Vous parlez d’un manque de main-d’œuvre dans la construction. Qu’est-ce qui explique cette pénurie ?
La construction est actuellement le deuxième secteur employant le plus de main-d’œuvre étrangère, alors que la pénurie de main-d’œuvre locale s’intensifie. D’un côté, il y a une main-d’œuvre vieillissante sans relève, et de l’autre, une génération de jeunes qui ne considèrent pas les métiers de la construction comme attrayants ou pertinents. Il est donc urgent de valoriser ces métiers pour attirer de nouveaux talents. Les avancées numériques et technologiques peuvent révolutionner l’industrie de la construction en réduisant la pénibilité et en favorisant la mécanisation et la digitalisation des métiers. Il est donc crucial d’encourager les entreprises à revoir leurs méthodes de travail en proposant des carrières plus attrayantes. Pour ce faire, le gouvernement devrait prévoir des mesures incitatives dans le prochain budget afin de cultiver et développer cette industrie et de transformer son image.

Quelles sont vos perspectives du secteur de la construction pour cette année ?
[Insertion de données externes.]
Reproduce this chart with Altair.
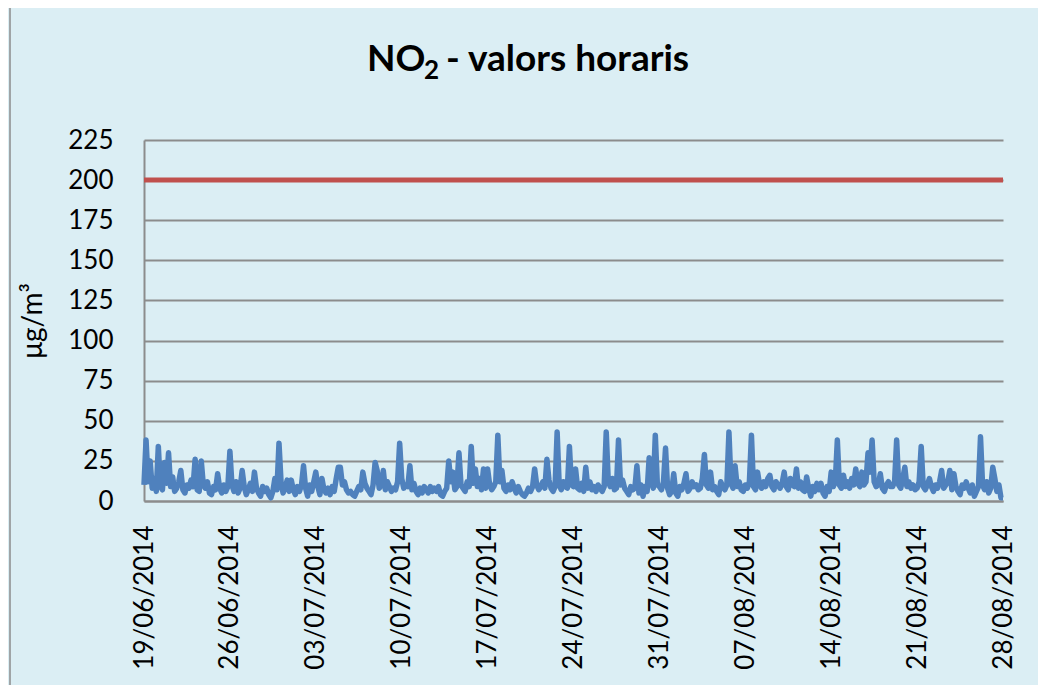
import altair as alt
import pandas as pd

week1 = [10, 38, 12, 25, 8, 14,  6, 34, 9, 7, 24, 11,  30, 9, 15, 6, 8, 12,
         19, 7, 5, 10, 8, 13,  9, 26, 7, 6, 25, 10,  8, 12, 5, 4, 9, 7,
         17, 8, 5, 10, 6, 9]
week2 = [31, 10, 6, 12, 5, 8,  19, 9, 4, 7, 11, 6,  18, 8, 5, 3, 9, 6,
         8, 4, 2, 6, 14, 7,  36, 12, 5, 8, 13, 6,  13, 7, 4, 9, 6, 10,
         22, 8, 3, 10, 6, 12]
week3 = [18, 9, 4, 14, 7, 5,  8, 4, 9, 6, 14, 21,  21, 10, 12, 7, 5, 6,
         4, 3, 6, 9, 7, 18,  11, 8, 6, 4, 10, 24,  19, 8, 10, 19, 7, 12,
         9, 6, 8, 7, 12, 36]
week4 = [14, 8, 10, 9, 22, 7,  11, 6, 4, 8, 5, 9,  7, 5, 9, 6, 8, 6,
         9, 4, 3, 6, 8, 25,  12, 18, 7, 9, 30, 10,  8, 6, 12, 9, 34, 11,
         20, 9, 14, 7, 20, 8]
week5 = [20, 10, 7, 9, 12, 41,  12, 19, 8, 6, 10, 7,  12, 8, 5, 9, 6, 4,
         3, 5, 8, 6, 9, 20,  10, 7, 9, 12, 8, 26,  13, 8, 6, 9, 43, 10,
         7, 12, 9, 8, 34, 10]
week6 = [9, 20, 8, 7, 11, 6,  21, 8, 12, 7, 9, 6,  10, 8, 6, 9, 43, 12,
         9, 14, 7, 8, 38, 10,  13, 8, 6, 4, 9, 7,  8, 22, 5, 10, 3, 9,
         6, 27, 12, 8, 41, 10]
week7 = [9, 7, 12, 33, 8, 4,  6, 17, 5, 3, 9, 7,  11, 17, 6, 8, 12, 9,
         10, 7, 8, 14, 29, 10,  8, 18, 7, 9, 6, 4,  12, 9, 7, 10, 43, 11,
         8, 22, 9, 12, 7, 6]
week8 = [10, 8, 12, 41, 9, 7,  18, 10, 8, 12, 9, 14,  16, 9, 7, 12, 10, 8,
         11, 18, 9, 7, 14, 10,  9, 20, 8, 12, 7, 6,  15, 8, 3, 9, 6, 11,
         7, 11, 5, 3, 9, 6]
week9 = [18, 9, 12, 38, 10, 8,  16, 9, 12, 8, 14, 10,  20, 11, 9, 18, 10, 12,
         30, 18, 38, 12, 9, 10,  17, 8, 6, 10, 12, 9,  9, 12, 38, 10, 8, 14,
         21, 9, 12, 8, 10, 7]
week10 = [8, 12, 34, 9, 7, 10,  14, 9, 6, 10, 8, 12,  19, 8, 10, 12, 19, 7,
          17, 9, 6, 4, 10, 8,  12, 8, 5, 10, 3, 6,  9, 40, 10, 7, 12, 5,
          8, 21, 14, 6, 10, 2,  2]

limit_value = 200
tick_dates = ["2014-06-19", "2014-06-26", "2014-07-03", "2014-07-10",
              "2014-07-17", "2014-07-24", "2014-07-31", "2014-08-07",
              "2014-08-14", "2014-08-21", "2014-08-28"]
y_ticks = [0, 25, 50, 75, 100, 125, 150, 175, 200, 225]
title_main = "NO"
title_sub = "2"
title_rest = "- valors horaris"
y_title = "\u03bcg/m\u00b3"

values = week1 + week2 + week3 + week4 + week5 + week6 + week7 + week8 + week9 + week10
df = pd.DataFrame({
    "time": pd.date_range("2014-06-19", periods=len(values), freq="4h"),
    "value": values,
})

FONT = "Lato"
W, H = 859, 361
PAD_L, PAD_T = 136, 132
OX, OY = 8 + PAD_L, 8 + PAD_T  # page position of plot origin

x_scale = alt.Scale(domain=[pd.Timestamp("2014-06-19").isoformat(),
                            pd.Timestamp("2014-08-28").isoformat()])
y_scale = alt.Scale(domain=[0, 225])

x_enc = alt.X(
    "time:T", scale=x_scale, title=None,
    axis=alt.Axis(
        values=[pd.Timestamp(d).isoformat() for d in tick_dates],
        format="%d/%m/%Y", labelAngle=-90, labelFontSize=26,
        labelFont=FONT, labelColor="#000000", labelPadding=24,
        ticks=False, grid=False, domainColor="#8c8c8c", domainWidth=2,
    ),
)
y_enc = alt.Y(
    "value:Q", scale=y_scale,
    axis=alt.Axis(
        values=y_ticks, title=y_title, titleFontSize=28, titleFont=FONT,
        titleFontWeight="normal", titleColor="#000000", titlePadding=20,
        labelFontSize=26, labelFont=FONT, labelColor="#000000",
        labelPadding=31, ticks=False, grid=True, gridColor="#8c8c8c",
        gridWidth=2, domainColor="#8c8c8c", domainWidth=2,
    ),
)

line = alt.Chart(df).mark_line(color="#4F81BD", strokeWidth=5.5,
                               strokeJoin="round").encode(x=x_enc, y=y_enc)

limit = alt.Chart(pd.DataFrame({"v": [limit_value]})).mark_rule(
    color="#C0504D", strokeWidth=5).encode(y=alt.Y("v:Q", scale=y_scale))

def title_piece(text, x, y, size):
    return alt.Chart(pd.DataFrame({"t": [text]})).mark_text(
        font=FONT, fontSize=size, fontWeight="bold", color="#000000",
        align="left", baseline="alphabetic",
    ).encode(text="t:N", x=alt.value(x - OX), y=alt.value(y - OY))

t1 = title_piece(title_main, 367, 71, 37)
t2 = title_piece(title_sub, 424, 79, 26)
t3 = title_piece(title_rest, 446, 71, 37)

border = alt.Chart(pd.DataFrame({"a": [0]})).mark_rect(
    fill=None, stroke="#8c8c8c", strokeWidth=1.5,
).encode(
    x=alt.value(10 - OX), x2=alt.value(1040 - OX),
    y=alt.value(2 - OY), y2=alt.value(689 - OY),
)

chart = alt.layer(line, limit, t1, t2, t3, border).properties(
    width=W, height=H,
    autosize=alt.AutoSizeParams(type="none"),
    padding={"left": PAD_L, "top": PAD_T, "right": 1030 - PAD_L - W,
             "bottom": 677 - PAD_T - H},
    background="#DBEEF4",
).configure_view(stroke=None)

chart.save("out.html", embed_options={"renderer": "svg", "actions": False})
La contribution de la construction à l’économie devrait croître de  Rs 25,9 milliards en 2022 à environ  Rs  28,9 milliards  d’ici fin 2023, selon Statistics Mauritius  avec des investissements privés importants et de nombreux projets à forte valeur ajoutée en préparation. Nous espérons que le levier politique favorable et l’intervention gouvernementale pour stimuler l’économie continueront cette année dans l’exercice du budget national. Nous sommes d’avis que la croissance du secteur de la construction devrait dépasser les 5 %, contrairement à la faible croissance de 1,3 % enregistrée en 2022. Cela est possible grâce aux projets publics en cours et à venir tels que le Métro Express, les infrastructures routières en construction et les 8 000 logements sociaux NSLD qui devraient bientôt être lancés. Par ailleurs, il faut compter les projets de construction privés  tels que les Smart Cities, les projets de morcellement ou encore la  rénovation d’hôtels.